SET PROBLEM> Do not repeat pictures. Repeat exactly the lines of the listing below from its first line through the line with "rich_dash_end = [0.31, 0.13]".

GIVEN MATERIAL>
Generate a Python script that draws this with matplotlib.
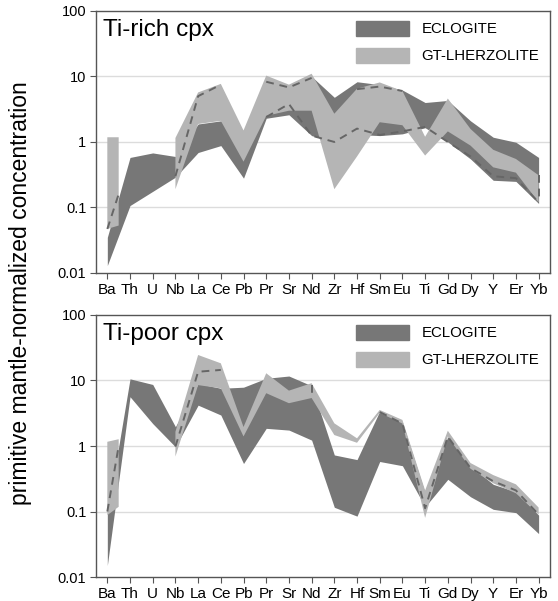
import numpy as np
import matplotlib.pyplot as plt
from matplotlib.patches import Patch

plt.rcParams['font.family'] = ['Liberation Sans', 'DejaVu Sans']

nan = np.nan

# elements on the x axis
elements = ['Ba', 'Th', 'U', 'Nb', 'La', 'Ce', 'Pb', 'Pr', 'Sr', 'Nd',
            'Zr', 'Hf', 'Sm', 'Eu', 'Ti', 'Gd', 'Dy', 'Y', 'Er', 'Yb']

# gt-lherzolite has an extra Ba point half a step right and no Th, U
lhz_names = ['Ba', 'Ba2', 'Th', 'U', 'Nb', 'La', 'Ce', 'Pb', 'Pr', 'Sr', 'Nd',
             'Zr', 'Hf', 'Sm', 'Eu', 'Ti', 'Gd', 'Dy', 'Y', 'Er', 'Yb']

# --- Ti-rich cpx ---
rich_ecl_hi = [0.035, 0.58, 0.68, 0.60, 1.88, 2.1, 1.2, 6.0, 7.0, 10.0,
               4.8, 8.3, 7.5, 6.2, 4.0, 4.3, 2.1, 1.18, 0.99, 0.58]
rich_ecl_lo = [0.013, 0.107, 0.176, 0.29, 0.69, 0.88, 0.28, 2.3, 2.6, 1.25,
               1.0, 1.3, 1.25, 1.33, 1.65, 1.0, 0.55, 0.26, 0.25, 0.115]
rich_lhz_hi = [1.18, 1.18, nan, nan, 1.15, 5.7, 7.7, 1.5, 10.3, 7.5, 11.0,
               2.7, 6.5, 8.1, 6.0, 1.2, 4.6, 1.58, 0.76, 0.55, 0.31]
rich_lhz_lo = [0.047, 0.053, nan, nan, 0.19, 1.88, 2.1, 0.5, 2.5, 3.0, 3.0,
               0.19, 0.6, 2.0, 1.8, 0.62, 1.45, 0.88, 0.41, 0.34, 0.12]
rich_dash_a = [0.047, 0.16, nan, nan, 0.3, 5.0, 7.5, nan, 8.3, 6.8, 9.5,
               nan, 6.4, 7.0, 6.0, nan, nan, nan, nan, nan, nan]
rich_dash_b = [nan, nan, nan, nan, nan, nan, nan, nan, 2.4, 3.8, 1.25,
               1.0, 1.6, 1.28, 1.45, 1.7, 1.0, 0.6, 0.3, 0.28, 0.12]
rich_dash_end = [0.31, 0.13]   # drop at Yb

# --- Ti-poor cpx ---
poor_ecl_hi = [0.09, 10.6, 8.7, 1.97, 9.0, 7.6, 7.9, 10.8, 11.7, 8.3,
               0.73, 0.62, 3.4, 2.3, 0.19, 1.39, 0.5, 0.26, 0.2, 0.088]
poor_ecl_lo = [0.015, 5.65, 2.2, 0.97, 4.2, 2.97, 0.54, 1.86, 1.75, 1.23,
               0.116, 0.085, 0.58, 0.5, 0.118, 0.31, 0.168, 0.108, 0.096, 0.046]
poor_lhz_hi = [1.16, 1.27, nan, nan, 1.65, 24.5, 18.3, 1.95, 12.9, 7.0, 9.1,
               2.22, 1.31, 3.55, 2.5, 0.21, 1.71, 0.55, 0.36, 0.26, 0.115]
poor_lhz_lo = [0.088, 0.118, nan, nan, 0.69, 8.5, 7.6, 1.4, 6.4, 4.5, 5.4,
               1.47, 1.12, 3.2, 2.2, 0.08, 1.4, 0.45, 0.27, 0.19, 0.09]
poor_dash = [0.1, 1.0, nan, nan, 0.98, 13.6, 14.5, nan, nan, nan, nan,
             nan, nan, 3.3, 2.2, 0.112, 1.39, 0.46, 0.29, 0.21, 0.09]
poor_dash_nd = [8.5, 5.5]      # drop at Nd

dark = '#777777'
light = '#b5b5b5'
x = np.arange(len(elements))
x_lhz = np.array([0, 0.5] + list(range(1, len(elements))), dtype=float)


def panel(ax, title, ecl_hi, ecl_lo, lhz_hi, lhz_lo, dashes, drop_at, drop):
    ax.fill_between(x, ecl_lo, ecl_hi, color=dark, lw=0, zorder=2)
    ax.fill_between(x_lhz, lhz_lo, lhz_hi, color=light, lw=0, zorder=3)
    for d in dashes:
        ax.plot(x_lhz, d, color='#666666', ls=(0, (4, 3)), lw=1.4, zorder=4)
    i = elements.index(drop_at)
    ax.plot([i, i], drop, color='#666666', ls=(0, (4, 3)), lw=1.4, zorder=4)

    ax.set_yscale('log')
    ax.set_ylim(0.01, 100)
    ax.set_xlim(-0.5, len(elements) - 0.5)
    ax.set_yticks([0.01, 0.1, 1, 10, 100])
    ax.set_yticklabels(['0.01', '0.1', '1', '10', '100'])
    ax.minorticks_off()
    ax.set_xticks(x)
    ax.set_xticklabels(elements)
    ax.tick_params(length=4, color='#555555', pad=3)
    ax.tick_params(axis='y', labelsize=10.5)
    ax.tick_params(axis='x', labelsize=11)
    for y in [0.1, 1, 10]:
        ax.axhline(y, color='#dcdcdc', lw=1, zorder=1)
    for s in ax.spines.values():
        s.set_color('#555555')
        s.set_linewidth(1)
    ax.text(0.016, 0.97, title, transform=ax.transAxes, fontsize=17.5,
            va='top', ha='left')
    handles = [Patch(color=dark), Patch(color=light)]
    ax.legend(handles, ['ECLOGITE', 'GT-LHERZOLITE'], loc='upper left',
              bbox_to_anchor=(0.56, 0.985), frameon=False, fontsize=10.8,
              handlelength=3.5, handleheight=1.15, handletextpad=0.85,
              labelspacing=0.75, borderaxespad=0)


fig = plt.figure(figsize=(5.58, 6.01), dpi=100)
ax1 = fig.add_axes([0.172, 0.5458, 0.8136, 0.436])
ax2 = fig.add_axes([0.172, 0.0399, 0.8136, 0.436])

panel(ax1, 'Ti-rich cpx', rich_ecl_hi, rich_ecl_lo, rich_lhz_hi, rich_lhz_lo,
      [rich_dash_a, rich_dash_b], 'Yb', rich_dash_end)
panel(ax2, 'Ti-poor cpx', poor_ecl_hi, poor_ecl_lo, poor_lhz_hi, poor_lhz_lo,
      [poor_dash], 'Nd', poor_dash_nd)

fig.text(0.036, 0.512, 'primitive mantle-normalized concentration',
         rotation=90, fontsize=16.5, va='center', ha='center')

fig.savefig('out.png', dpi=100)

WORKED ANSWER>
Generate a Python script that draws this with matplotlib.
import numpy as np
import matplotlib.pyplot as plt
from matplotlib.patches import Patch

plt.rcParams['font.family'] = ['Liberation Sans', 'DejaVu Sans']

nan = np.nan

# elements on the x axis
elements = ['Ba', 'Th', 'U', 'Nb', 'La', 'Ce', 'Pb', 'Pr', 'Sr', 'Nd',
            'Zr', 'Hf', 'Sm', 'Eu', 'Ti', 'Gd', 'Dy', 'Y', 'Er', 'Yb']

# gt-lherzolite has an extra Ba point half a step right and no Th, U
lhz_names = ['Ba', 'Ba2', 'Th', 'U', 'Nb', 'La', 'Ce', 'Pb', 'Pr', 'Sr', 'Nd',
             'Zr', 'Hf', 'Sm', 'Eu', 'Ti', 'Gd', 'Dy', 'Y', 'Er', 'Yb']

# --- Ti-rich cpx ---
rich_ecl_hi = [0.035, 0.58, 0.68, 0.60, 1.88, 2.1, 1.2, 6.0, 7.0, 10.0,
               4.8, 8.3, 7.5, 6.2, 4.0, 4.3, 2.1, 1.18, 0.99, 0.58]
rich_ecl_lo = [0.013, 0.107, 0.176, 0.29, 0.69, 0.88, 0.28, 2.3, 2.6, 1.25,
               1.0, 1.3, 1.25, 1.33, 1.65, 1.0, 0.55, 0.26, 0.25, 0.115]
rich_lhz_hi = [1.18, 1.18, nan, nan, 1.15, 5.7, 7.7, 1.5, 10.3, 7.5, 11.0,
               2.7, 6.5, 8.1, 6.0, 1.2, 4.6, 1.58, 0.76, 0.55, 0.31]
rich_lhz_lo = [0.047, 0.053, nan, nan, 0.19, 1.88, 2.1, 0.5, 2.5, 3.0, 3.0,
               0.19, 0.6, 2.0, 1.8, 0.62, 1.45, 0.88, 0.41, 0.34, 0.12]
rich_dash_a = [0.047, 0.16, nan, nan, 0.3, 5.0, 7.5, nan, 8.3, 6.8, 9.5,
               nan, 6.4, 7.0, 6.0, nan, nan, nan, nan, nan, nan]
rich_dash_b = [nan, nan, nan, nan, nan, nan, nan, nan, 2.4, 3.8, 1.25,
               1.0, 1.6, 1.28, 1.45, 1.7, 1.0, 0.6, 0.3, 0.28, 0.12]
rich_dash_end = [0.31, 0.13]   # drop at Yb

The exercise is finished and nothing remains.